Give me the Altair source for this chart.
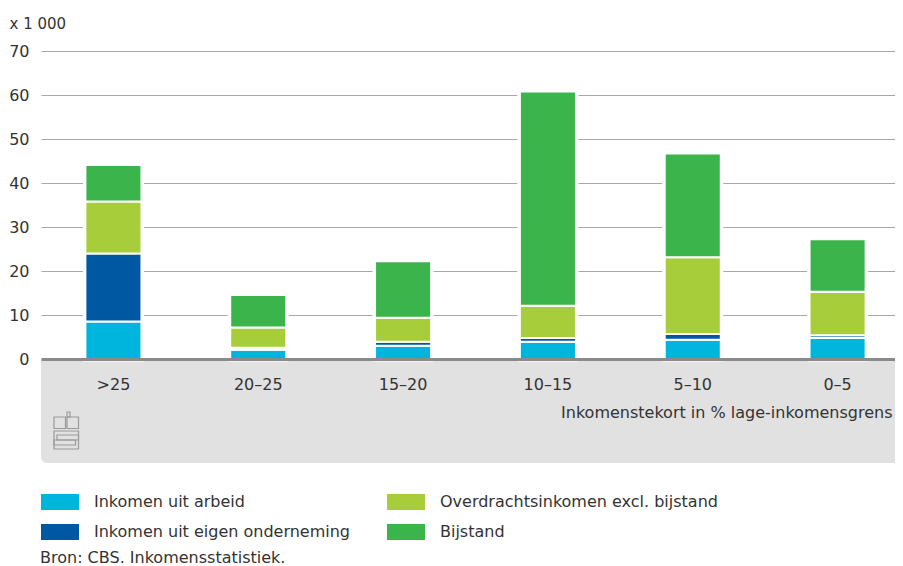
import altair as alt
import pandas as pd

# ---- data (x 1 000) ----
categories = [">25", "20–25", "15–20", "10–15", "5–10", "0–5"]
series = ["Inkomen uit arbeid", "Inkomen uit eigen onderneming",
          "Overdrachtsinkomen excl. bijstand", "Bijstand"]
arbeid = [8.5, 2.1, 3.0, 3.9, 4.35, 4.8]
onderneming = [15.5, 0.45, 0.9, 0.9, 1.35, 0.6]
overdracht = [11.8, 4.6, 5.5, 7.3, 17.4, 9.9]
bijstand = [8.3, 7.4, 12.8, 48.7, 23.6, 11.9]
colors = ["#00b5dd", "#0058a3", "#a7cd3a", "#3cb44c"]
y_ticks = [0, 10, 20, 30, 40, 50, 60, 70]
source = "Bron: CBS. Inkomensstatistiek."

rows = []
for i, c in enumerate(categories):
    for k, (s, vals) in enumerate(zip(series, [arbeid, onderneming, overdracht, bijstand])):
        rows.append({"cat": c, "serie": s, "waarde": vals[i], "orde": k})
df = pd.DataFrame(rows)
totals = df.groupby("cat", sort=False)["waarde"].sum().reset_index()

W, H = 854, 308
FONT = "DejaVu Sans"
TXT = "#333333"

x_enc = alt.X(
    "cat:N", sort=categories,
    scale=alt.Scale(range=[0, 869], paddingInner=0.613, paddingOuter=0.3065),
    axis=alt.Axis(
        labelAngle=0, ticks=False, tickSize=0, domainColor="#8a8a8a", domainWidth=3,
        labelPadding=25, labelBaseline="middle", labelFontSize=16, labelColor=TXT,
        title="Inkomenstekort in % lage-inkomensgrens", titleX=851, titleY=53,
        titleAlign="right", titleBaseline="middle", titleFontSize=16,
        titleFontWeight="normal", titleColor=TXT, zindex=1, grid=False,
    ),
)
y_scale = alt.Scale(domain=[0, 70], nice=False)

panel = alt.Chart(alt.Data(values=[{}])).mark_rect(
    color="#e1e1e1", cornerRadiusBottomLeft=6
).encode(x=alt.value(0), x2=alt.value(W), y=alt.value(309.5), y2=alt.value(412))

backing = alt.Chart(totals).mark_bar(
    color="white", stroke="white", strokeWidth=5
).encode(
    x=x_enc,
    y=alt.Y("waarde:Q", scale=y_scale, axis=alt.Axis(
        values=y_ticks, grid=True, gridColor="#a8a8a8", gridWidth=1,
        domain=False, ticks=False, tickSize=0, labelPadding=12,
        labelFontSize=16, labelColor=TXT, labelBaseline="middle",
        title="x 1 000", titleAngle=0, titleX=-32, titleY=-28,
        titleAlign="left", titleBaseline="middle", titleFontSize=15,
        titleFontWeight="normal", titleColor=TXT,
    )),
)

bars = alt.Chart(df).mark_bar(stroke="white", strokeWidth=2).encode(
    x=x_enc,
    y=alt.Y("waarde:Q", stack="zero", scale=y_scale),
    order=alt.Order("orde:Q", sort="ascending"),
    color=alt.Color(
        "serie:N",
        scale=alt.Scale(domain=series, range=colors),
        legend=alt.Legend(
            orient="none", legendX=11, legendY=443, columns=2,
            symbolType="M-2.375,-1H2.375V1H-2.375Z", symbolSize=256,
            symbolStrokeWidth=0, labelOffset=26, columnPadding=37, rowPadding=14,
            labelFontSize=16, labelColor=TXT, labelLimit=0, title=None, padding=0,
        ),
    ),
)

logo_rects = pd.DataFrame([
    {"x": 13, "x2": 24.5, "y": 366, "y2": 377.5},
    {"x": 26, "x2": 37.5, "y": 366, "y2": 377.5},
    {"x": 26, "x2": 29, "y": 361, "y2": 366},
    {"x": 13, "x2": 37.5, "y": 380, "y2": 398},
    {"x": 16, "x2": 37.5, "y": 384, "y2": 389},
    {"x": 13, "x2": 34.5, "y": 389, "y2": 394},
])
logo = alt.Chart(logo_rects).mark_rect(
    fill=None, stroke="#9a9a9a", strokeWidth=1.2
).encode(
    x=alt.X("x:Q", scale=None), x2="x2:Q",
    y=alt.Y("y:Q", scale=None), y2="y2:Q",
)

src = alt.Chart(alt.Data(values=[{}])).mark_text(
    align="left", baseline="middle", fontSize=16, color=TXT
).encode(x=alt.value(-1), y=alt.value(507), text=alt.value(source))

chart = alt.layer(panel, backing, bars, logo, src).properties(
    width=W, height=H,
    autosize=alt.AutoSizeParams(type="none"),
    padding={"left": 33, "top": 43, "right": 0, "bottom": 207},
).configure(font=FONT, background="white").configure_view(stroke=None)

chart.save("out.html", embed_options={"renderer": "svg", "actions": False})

++++++++++++++++++++

**PROBLEM:**
Quote the material in full and exactly; do not carry over its pictures.

**FINISHED ANSWER:**
Give me the Altair source for this chart.
import altair as alt
import pandas as pd

# ---- data (x 1 000) ----
categories = [">25", "20–25", "15–20", "10–15", "5–10", "0–5"]
series = ["Inkomen uit arbeid", "Inkomen uit eigen onderneming",
          "Overdrachtsinkomen excl. bijstand", "Bijstand"]
arbeid = [8.5, 2.1, 3.0, 3.9, 4.35, 4.8]
onderneming = [15.5, 0.45, 0.9, 0.9, 1.35, 0.6]
overdracht = [11.8, 4.6, 5.5, 7.3, 17.4, 9.9]
bijstand = [8.3, 7.4, 12.8, 48.7, 23.6, 11.9]
colors = ["#00b5dd", "#0058a3", "#a7cd3a", "#3cb44c"]
y_ticks = [0, 10, 20, 30, 40, 50, 60, 70]
source = "Bron: CBS. Inkomensstatistiek."

rows = []
for i, c in enumerate(categories):
    for k, (s, vals) in enumerate(zip(series, [arbeid, onderneming, overdracht, bijstand])):
        rows.append({"cat": c, "serie": s, "waarde": vals[i], "orde": k})
df = pd.DataFrame(rows)
totals = df.groupby("cat", sort=False)["waarde"].sum().reset_index()

W, H = 854, 308
FONT = "DejaVu Sans"
TXT = "#333333"

x_enc = alt.X(
    "cat:N", sort=categories,
    scale=alt.Scale(range=[0, 869], paddingInner=0.613, paddingOuter=0.3065),
    axis=alt.Axis(
        labelAngle=0, ticks=False, tickSize=0, domainColor="#8a8a8a", domainWidth=3,
        labelPadding=25, labelBaseline="middle", labelFontSize=16, labelColor=TXT,
        title="Inkomenstekort in % lage-inkomensgrens", titleX=851, titleY=53,
        titleAlign="right", titleBaseline="middle", titleFontSize=16,
        titleFontWeight="normal", titleColor=TXT, zindex=1, grid=False,
    ),
)
y_scale = alt.Scale(domain=[0, 70], nice=False)

panel = alt.Chart(alt.Data(values=[{}])).mark_rect(
    color="#e1e1e1", cornerRadiusBottomLeft=6
).encode(x=alt.value(0), x2=alt.value(W), y=alt.value(309.5), y2=alt.value(412))

backing = alt.Chart(totals).mark_bar(
    color="white", stroke="white", strokeWidth=5
).encode(
    x=x_enc,
    y=alt.Y("waarde:Q", scale=y_scale, axis=alt.Axis(
        values=y_ticks, grid=True, gridColor="#a8a8a8", gridWidth=1,
        domain=False, ticks=False, tickSize=0, labelPadding=12,
        labelFontSize=16, labelColor=TXT, labelBaseline="middle",
        title="x 1 000", titleAngle=0, titleX=-32, titleY=-28,
        titleAlign="left", titleBaseline="middle", titleFontSize=15,
        titleFontWeight="normal", titleColor=TXT,
    )),
)

bars = alt.Chart(df).mark_bar(stroke="white", strokeWidth=2).encode(
    x=x_enc,
    y=alt.Y("waarde:Q", stack="zero", scale=y_scale),
    order=alt.Order("orde:Q", sort="ascending"),
    color=alt.Color(
        "serie:N",
        scale=alt.Scale(domain=series, range=colors),
        legend=alt.Legend(
            orient="none", legendX=11, legendY=443, columns=2,
            symbolType="M-2.375,-1H2.375V1H-2.375Z", symbolSize=256,
            symbolStrokeWidth=0, labelOffset=26, columnPadding=37, rowPadding=14,
            labelFontSize=16, labelColor=TXT, labelLimit=0, title=None, padding=0,
        ),
    ),
)

logo_rects = pd.DataFrame([
    {"x": 13, "x2": 24.5, "y": 366, "y2": 377.5},
    {"x": 26, "x2": 37.5, "y": 366, "y2": 377.5},
    {"x": 26, "x2": 29, "y": 361, "y2": 366},
    {"x": 13, "x2": 37.5, "y": 380, "y2": 398},
    {"x": 16, "x2": 37.5, "y": 384, "y2": 389},
    {"x": 13, "x2": 34.5, "y": 389, "y2": 394},
])
logo = alt.Chart(logo_rects).mark_rect(
    fill=None, stroke="#9a9a9a", strokeWidth=1.2
).encode(
    x=alt.X("x:Q", scale=None), x2="x2:Q",
    y=alt.Y("y:Q", scale=None), y2="y2:Q",
)

src = alt.Chart(alt.Data(values=[{}])).mark_text(
    align="left", baseline="middle", fontSize=16, color=TXT
).encode(x=alt.value(-1), y=alt.value(507), text=alt.value(source))

chart = alt.layer(panel, backing, bars, logo, src).properties(
    width=W, height=H,
    autosize=alt.AutoSizeParams(type="none"),
    padding={"left": 33, "top": 43, "right": 0, "bottom": 207},
).configure(font=FONT, background="white").configure_view(stroke=None)

chart.save("out.html", embed_options={"renderer": "svg", "actions": False})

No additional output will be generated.